The Government has published its new EU (Withdrawal Agreement) Bill, which MPs will vote on tomorrow (Friday).
It’s been tweaked since the last time MPs voted on the bill, just two months ago. Several measures that the government included in an effort to secure as many MPs’ votes for it last time have now been removed.
So, what’s missing?
Approval of a implementation period extension
The original bill contained a measure allowing MPs to approve any request to extend the implementation (aka transition) period.
This period, which snaps into place the moment the UK leaves the EU on 31 January, will keep many rules the same to allow continuity. It’s due to end on 31 December 2020.
Under the Withdrawal Agreement, both the UK and EU must agree by 1 July whether to extend the period by one or two years.
The new bill now contains an explicit “prohibition on extending the implementation period”.
Approval of the future relationship
The old bill required the government to get approval from Parliament for its mandate for negotiations with the EU on the future relationship.
Crucially, the old bill required this before negotiations could even start.
The approval requirement has been removed from the new bill. Perhaps because, given the government has ruled out an extension to the implementation period, the clock is very much ticking.
Protections for workers' rights
One of the big concessions in the old bill attempting to get Labour MPs to back it related to workers’ rights.
These have been removed.
The government has said they will be included in a separate bill.

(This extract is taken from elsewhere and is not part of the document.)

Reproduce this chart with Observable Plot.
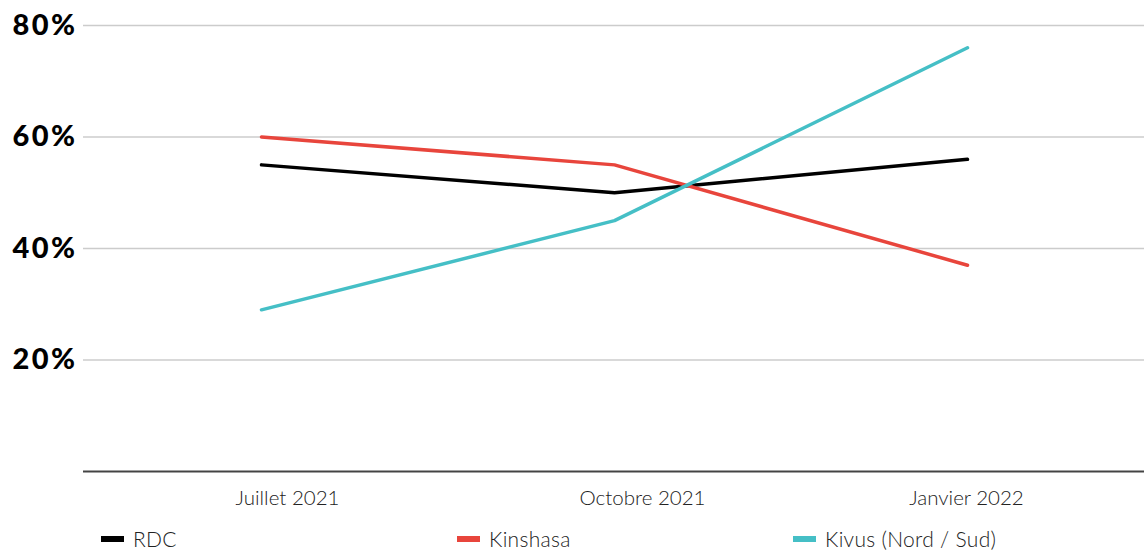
<!DOCTYPE html>
<html><head><meta charset="utf-8">
<script src="https://cdn.jsdelivr.net/npm/d3@7"></script>
<script src="https://cdn.jsdelivr.net/npm/@observablehq/plot@0.6"></script>
<style>
body{margin:0;background:#fff;font-family:Lato,sans-serif;}
#legend{position:relative;height:37px;width:1144px;}
.item{position:absolute;top:11px;display:flex;align-items:center;font-family:Lato;font-weight:300;font-size:21px;color:#222;letter-spacing:0.3px;}
.sw{display:inline-block;width:23px;height:6px;margin-right:9px;}
g[aria-label="y-axis tick label"] text{letter-spacing:2.5px;}
</style></head>
<body>
<div id="chart"></div>
<div id="legend"></div>
<script>
const periods = ["Juillet 2021", "Octobre 2021", "Janvier 2022"];
const series = ["RDC", "Kinshasa", "Kivus (Nord / Sud)"];
const colors = ["#000000", "#e8453c", "#45bfc6"];
const rdc = [55, 50, 56];
const kinshasa = [60, 55, 37];
const kivus = [29, 45, 76];
const yTicks = [20, 40, 60, 80];

const values = [rdc, kinshasa, kivus];
const data = [];
series.forEach((s, i) => periods.forEach((p, j) => data.push({serie: s, period: p, value: values[i][j]})));

const labelOffsets = [26, 28, -1];
const xAxisStyle = {tickSize: 0, tickPadding: 19, fontSize: 20.5, fontWeight: 300, fill: "#222", label: null};

const plot = Plot.plot({
  width: 1144, height: 515,
  marginLeft: 83, marginRight: 0, marginTop: 25, marginBottom: 44,
  x: {type: "point", domain: periods, padding: 0.5, label: null},
  y: {domain: [0, 80], label: null},
  color: {domain: series, range: colors},
  marks: [
    Plot.gridY(yTicks, {stroke: "#cccccc", strokeOpacity: 1, strokeWidth: 1.5}),
    Plot.ruleY([0], {stroke: "#444", strokeWidth: 2}),
    Plot.axisY(yTicks, {tickFormat: d => d + "%", tickSize: 0, tickPadding: 6, fontSize: 29, fontWeight: 900, fill: "#000", label: null}),
    ...periods.map((p, i) => Plot.axisX([p], {...xAxisStyle, dx: labelOffsets[i]})),
    Plot.line(data, {x: "period", y: "value", z: "serie", stroke: "serie", strokeWidth: 3.5})
  ],
  style: {fontFamily: "Lato"}
});
document.getElementById("chart").appendChild(plot);

const lefts = [101, 457, 793];
const legend = document.getElementById("legend");
series.forEach((s, i) => {
  const it = document.createElement("div");
  it.className = "item";
  it.style.left = lefts[i] + "px";
  it.innerHTML = `<span class="sw" style="background:${colors[i]}"></span>${s}`;
  legend.appendChild(it);
});
</script>
</body></html>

Definition of Northern Irish goods
The old bill said a Minister “must” make regulations to define “qualifying Northern Ireland goods” affected by measures in the Irish backstop.
The new bill removes this requirement, simply saying a Minister “may” make such regulations.

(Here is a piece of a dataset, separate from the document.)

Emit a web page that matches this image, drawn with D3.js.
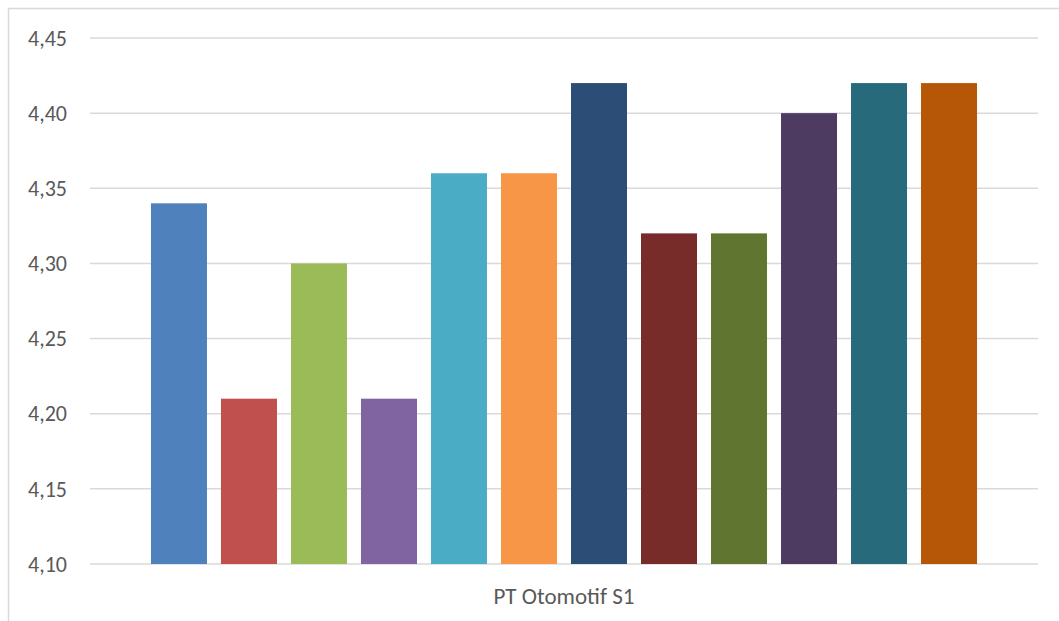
<!DOCTYPE html>
<html>
<head>
<meta charset="utf-8">
<script src="https://cdn.jsdelivr.net/npm/d3@7"></script>
<style>
  body { margin: 0; background: #fff; }
  svg { display: block; }
</style>
</head>
<body>
<div id="chart"></div>
<script>
var categories = ["PT Otomotif S1"];
var seriesNames = ["S1", "S2", "S3", "S4", "S5", "S6", "S7", "S8", "S9", "S10", "S11", "S12"];
var seriesValues = [4.34, 4.21, 4.30, 4.21, 4.36, 4.36, 4.42, 4.32, 4.32, 4.40, 4.42, 4.42];
var seriesColors = ["#4f81bd", "#c0504d", "#9bbb59", "#8064a2", "#4bacc6", "#f79646",
  "#2c4d75", "#772c2a", "#5f7530", "#4d3b62", "#276a7c", "#b65708"];
var yTicks = [4.10, 4.15, 4.20, 4.25, 4.30, 4.35, 4.40, 4.45];

var width = 1059, height = 621,
  font = "Carlito, Calibri, Lato, sans-serif";

var svg = d3.select("#chart").append("svg")
  .attr("width", width)
  .attr("height", height);

// chart border (only top and left edges are inside the picture)
svg.append("rect")
  .attr("x", 8.5).attr("y", 8.5)
  .attr("width", width + 20).attr("height", height + 20)
  .attr("fill", "#fff")
  .attr("stroke", "#d9d9d9")
  .attr("stroke-width", 1.5);

var y = d3.scaleLinear().domain([4.10, 4.45]).range([564, 38]);

var x0 = d3.scaleBand().domain(categories).range([90, 1038]);

var x1 = d3.scaleBand()
  .domain(seriesNames)
  .range([0, x0.bandwidth()])
  .paddingInner(0.2)
  .paddingOuter(0.871);

// gridlines
svg.append("g")
  .selectAll("line")
  .data(yTicks)
  .join("line")
  .attr("x1", 90).attr("x2", 1038)
  .attr("y1", d => y(d)).attr("y2", d => y(d))
  .attr("stroke", "#d9d9d9")
  .attr("stroke-width", 1.5);

// y axis labels
var fmt = d => d3.format(".2f")(d).replace(".", ",");
svg.append("g")
  .selectAll("text")
  .data(yTicks)
  .join("text")
  .attr("x", 67)
  .attr("y", d => y(d))
  .attr("dy", "0.35em")
  .attr("text-anchor", "end")
  .attr("font-family", font)
  .attr("font-size", 22)
  .attr("fill", "#595959")
  .text(fmt);

// bars
var rows = seriesNames.map((s, i) => ({ name: s, value: seriesValues[i], color: seriesColors[i] }));
svg.append("g")
  .attr("transform", "translate(" + x0(categories[0]) + ",0)")
  .selectAll("rect")
  .data(rows)
  .join("rect")
  .attr("x", d => x1(d.name))
  .attr("width", x1.bandwidth())
  .attr("y", d => y(d.value))
  .attr("height", d => y(4.10) - y(d.value))
  .attr("fill", d => d.color);

// category label
svg.append("g")
  .selectAll("text")
  .data(categories)
  .join("text")
  .attr("x", d => x0(d) + x0.bandwidth() / 2)
  .attr("y", 604)
  .attr("text-anchor", "middle")
  .attr("font-family", font)
  .attr("font-size", 23)
  .attr("fill", "#595959")
  .text(d => d);
</script>
</body>
</html>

Disclosure of information to the IMA
The Withdrawal Agreement sets up the independent monitoring authority (IMA) to oversee the implementation of citizens’ rights.

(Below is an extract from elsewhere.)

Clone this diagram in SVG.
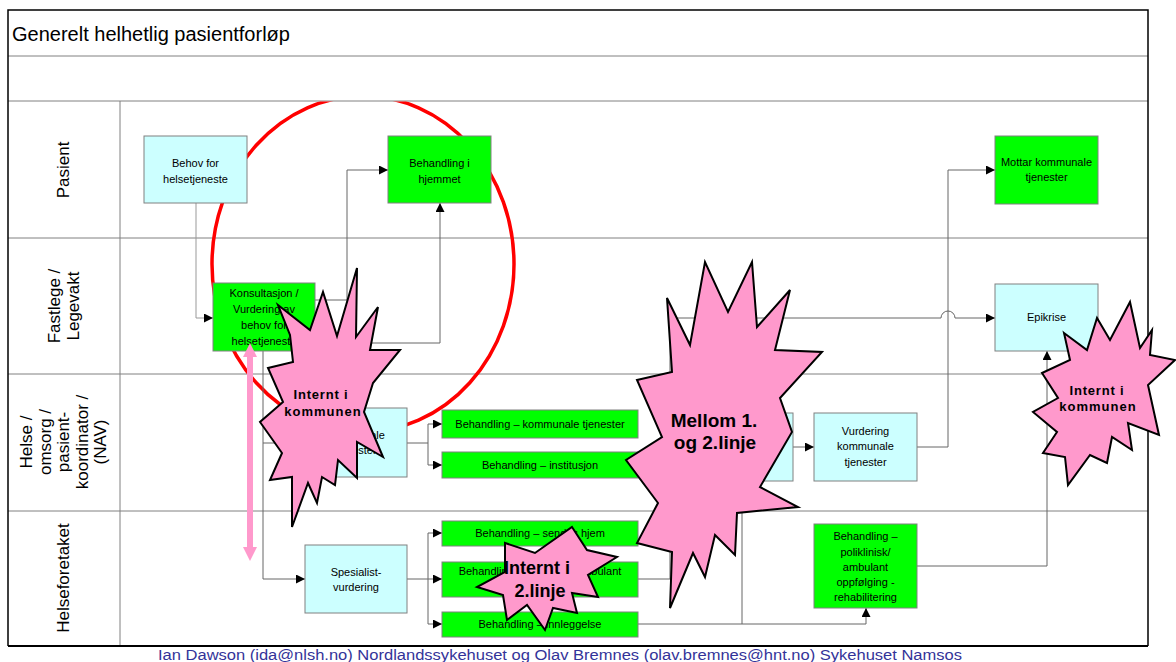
<svg xmlns="http://www.w3.org/2000/svg" width="1176" height="662" viewBox="0 0 1176 662">
<defs>
<marker id="arr" viewBox="0 0 10 10" refX="10" refY="5" markerWidth="9" markerHeight="9" markerUnits="userSpaceOnUse" orient="auto"><path d="M0 0 L10 5 L0 10 z" fill="#000"/></marker>
<clipPath id="belowhead"><rect x="0" y="101.5" width="1176" height="560"/></clipPath>
<style>
.lane{stroke:#808080;stroke-width:1;fill:none}
.frame{stroke:#000;stroke-width:1.5;fill:none}
.lbl{font-family:"Liberation Sans",Arial,sans-serif;font-size:17px;fill:#000;text-anchor:middle}
.t{font-family:"Liberation Sans",Arial,sans-serif;font-size:11px;fill:#000;text-anchor:middle}
.cyan{fill:#ccffff;stroke:#808080;stroke-width:1}
.green{fill:#00ff00;stroke:#808080;stroke-width:1}
.con{fill:none;stroke:#666;stroke-width:1;marker-end:url(#arr)}
.burst{fill:#ff99cc;stroke:#000;stroke-width:2;stroke-linejoin:miter}
.bt{font-family:"Liberation Sans",Arial,sans-serif;font-weight:bold;fill:#000;text-anchor:middle}
</style>
</defs>
<rect width="1176" height="662" fill="#fff"/>
<g id="frame">
<line class="lane" x1="8" y1="56" x2="1148" y2="56"/>
<line class="lane" x1="8" y1="101" x2="1148" y2="101"/>
<line class="lane" x1="8" y1="238" x2="1148" y2="238"/>
<line class="lane" x1="8" y1="374" x2="1148" y2="374"/>
<line class="lane" x1="8" y1="511" x2="1148" y2="511"/>
<line class="lane" x1="120" y1="101" x2="120" y2="646"/>
<path class="frame" d="M8 646 V10 H1148 V646"/>
<line x1="8" y1="646" x2="1148" y2="646" stroke="#000" stroke-width="2"/>
<text x="12" y="41" font-family="Liberation Sans, Arial, sans-serif" font-size="20" fill="#000">Generelt helhetlig pasientforløp</text>
<text class="lbl" transform="translate(69 170) rotate(-90)">Pasient</text>
<text class="lbl" transform="translate(60 306) rotate(-90)">Fastlege /</text>
<text class="lbl" transform="translate(79 306) rotate(-90)">Legevakt</text>
<text class="lbl" transform="translate(32 442) rotate(-90)">Helse /</text>
<text class="lbl" transform="translate(50.5 442) rotate(-90)">omsorg /</text>
<text class="lbl" transform="translate(69 442) rotate(-90)">pasient-</text>
<text class="lbl" transform="translate(87.5 442) rotate(-90)">koordinator /</text>
<text class="lbl" transform="translate(106 442) rotate(-90)">(NAV)</text>
<text class="lbl" transform="translate(69 578) rotate(-90)">Helseforetaket</text>
<text x="158" y="660" font-family="Liberation Sans, Arial, sans-serif" font-size="15.5" fill="#333399" textLength="804" lengthAdjust="spacingAndGlyphs">Ian Dawson (ida@nlsh.no) Nordlandssykehuset og Olav Bremnes (olav.bremnes@hnt.no) Sykehuset Namsos</text>
</g>
<ellipse id="red-circle" clip-path="url(#belowhead)" cx="363" cy="264" rx="151" ry="168" fill="none" stroke="#ff0000" stroke-width="3.5"/>
<g id="connectors">
<path d="M196 203 V318 H213" class="con" style="stroke:#999"/>
<path d="M315 300 H347 V170 H388" class="con"/>
<path d="M315 343 H440 V203" class="con"/>
<path d="M263 351 V579 H305" class="con"/>
<path d="M263 443 H304" class="con"/>
<path d="M407 443 H428 V424 H442" class="con"/>
<path d="M428 443 V465 H442" class="con"/>
<path d="M407 579 H428 V533 H442" class="con"/>
<path d="M428 579 H442" class="con"/>
<path d="M428 579 V624 H442" class="con"/>
<path d="M638 579 H670 V318 H941 A7 7 0 0 1 955 318 H995" class="con"/>
<path d="M638 624 H866 V608" class="con"/>
<path d="M742 624 V481" class="con"/>
<path d="M793 447 H814" class="con"/>
<path d="M917 447 H948 V170 H995" class="con"/>
<path d="M917 566 H1047 V351" class="con"/>
</g>
<g id="n-behov"><rect class="cyan" x="144" y="136" width="103" height="67"/><text class="t" x="195.5" y="167">Behov for</text><text class="t" x="195.5" y="183">helsetjeneste</text></g>
<g id="n-hjemmet"><rect class="green" x="388" y="136" width="103" height="67"/><text class="t" x="439.5" y="167">Behandling i</text><text class="t" x="439.5" y="183">hjemmet</text></g>
<g id="n-konsultasjon"><rect class="green" x="213" y="283" width="102" height="68"/><text class="t" x="264" y="297">Konsultasjon /</text><text class="t" x="264" y="313">Vurdering av</text><text class="t" x="264" y="329">behov for</text><text class="t" x="264" y="345">helsetjeneste</text></g>
<g id="n-kommunale"><rect class="cyan" x="304" y="408" width="103" height="69"/><text class="t" x="355.5" y="439">Kommunale</text><text class="t" x="355.5" y="454">tjenester</text></g>
<g id="n-beh-kommunale"><rect class="green" x="442" y="410" width="196" height="28"/><text class="t" x="540" y="428">Behandling – kommunale tjenester</text></g>
<g id="n-beh-institusjon"><rect class="green" x="442" y="452" width="196" height="26"/><text class="t" x="540" y="469">Behandling – institusjon</text></g>
<g id="n-spesialist"><rect class="cyan" x="305" y="545" width="102" height="68"/><text class="t" x="356" y="576">Spesialist-</text><text class="t" x="356" y="591">vurdering</text></g>
<g id="n-sendes-hjem"><rect class="green" x="442" y="521" width="196" height="25"/><text class="t" x="540" y="537">Behandling – sendes hjem</text></g>
<g id="n-ambulant"><rect class="green" x="442" y="562" width="196" height="35"/><text class="t" x="540" y="575">Behandling – poliklinisk/ambulant</text></g>
<g id="n-innleggelse"><rect class="green" x="442" y="612" width="196" height="25"/><text class="t" x="540" y="628">Behandling – innleggelse</text></g>
<g id="n-mid"><rect class="cyan" x="690" y="413" width="103" height="68"/></g>
<g id="n-vurdering"><rect class="cyan" x="814" y="413" width="103" height="68"/><text class="t" x="865.5" y="435">Vurdering</text><text class="t" x="865.5" y="450">kommunale</text><text class="t" x="865.5" y="466">tjenester</text></g>
<g id="n-rehab"><rect class="green" x="814" y="524" width="103" height="84"/><text class="t" x="865.5" y="540">Behandling –</text><text class="t" x="865.5" y="556">poliklinisk/</text><text class="t" x="865.5" y="571">ambulant</text><text class="t" x="865.5" y="586">oppfølging -</text><text class="t" x="865.5" y="601">rehabilitering</text></g>
<g id="n-mottar"><rect class="green" x="995" y="136" width="103" height="68"/><text class="t" x="1046.5" y="166">Mottar kommunale</text><text class="t" x="1046.5" y="181">tjenester</text></g>
<g id="n-epikrise"><rect class="cyan" x="995" y="284" width="103" height="67"/><text class="t" x="1046.5" y="321">Epikrise</text></g>
<g id="pink-arrow" fill="#ff99cc">
<rect x="247" y="355" width="6" height="194"/>
<polygon points="250,343 243,357 257,357"/>
<polygon points="250,561 243,547 257,547"/>
</g>
<g id="burst-kommunen-1">
<polygon class="burst" points="278,305 310,330 323,292 337,336 357,268 356,337 378,307 370,350 400,350 373,383 364,412 383,457 357,442 357,478 338,460 335,485 322,477 317,503 308,483 292,527 292,477 270,480 282,453 260,422 283,402 268,368 293,362 290,335"/>
<text class="bt" x="321" y="399" font-size="13" letter-spacing="0.8">Internt i</text>
<text class="bt" x="323" y="416" font-size="13" letter-spacing="1">kommunen</text>
</g>
<g id="burst-mellom">
<polygon class="burst" points="667,298 690,345 705,262 728,312 752,262 757,327 790,290 775,350 822,352 780,398 792,432 760,487 798,507 737,513 735,555 715,535 705,577 693,553 670,608 672,552 637,543 658,503 626,460 662,437 637,380 672,372"/>
<text class="bt" x="714" y="427" font-size="19">Mellom 1.</text>
<text class="bt" x="715" y="449" font-size="19">og 2.linje</text>
</g>
<g id="burst-2linje">
<polygon class="burst" points="572,527 587,550 617,557 588,575 598,597 572,593 577,613 553,608 545,630 527,605 507,620 503,595 477,587 505,572 505,543 535,553"/>
<text class="bt" x="537" y="574" font-size="18">Internt i</text>
<text class="bt" x="540" y="597" font-size="18">2.linje</text>
</g>
<g id="burst-kommunen-2">
<polygon class="burst" points="1064,333 1087,350 1097,318 1110,340 1130,302 1140,348 1152,330 1150,355 1175,360 1148,385 1159,435 1128,423 1132,450 1112,437 1107,463 1090,455 1068,485 1065,457 1043,453 1057,432 1033,412 1058,398 1042,373 1070,360"/>
<text class="bt" x="1097" y="395" font-size="13" letter-spacing="0.8">Internt i</text>
<text class="bt" x="1098" y="411" font-size="13" letter-spacing="1">kommunen</text>
</g>
</svg>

The new bill now says public authorities must not disclose information to the IMA if a Minister says it would be “undesirable for reasons of national security”.
Unaccompanied asylum seeking children
The new bill removes a requirement on the government to replicate existing arrangements with the EU relating to asylum seeking children wishing to join a relative in the UK.
The new bill now says a Minister must instead simply report within two months of Brexit on the UK’s future arrangements for dealing with unaccompanied asylum seeking children.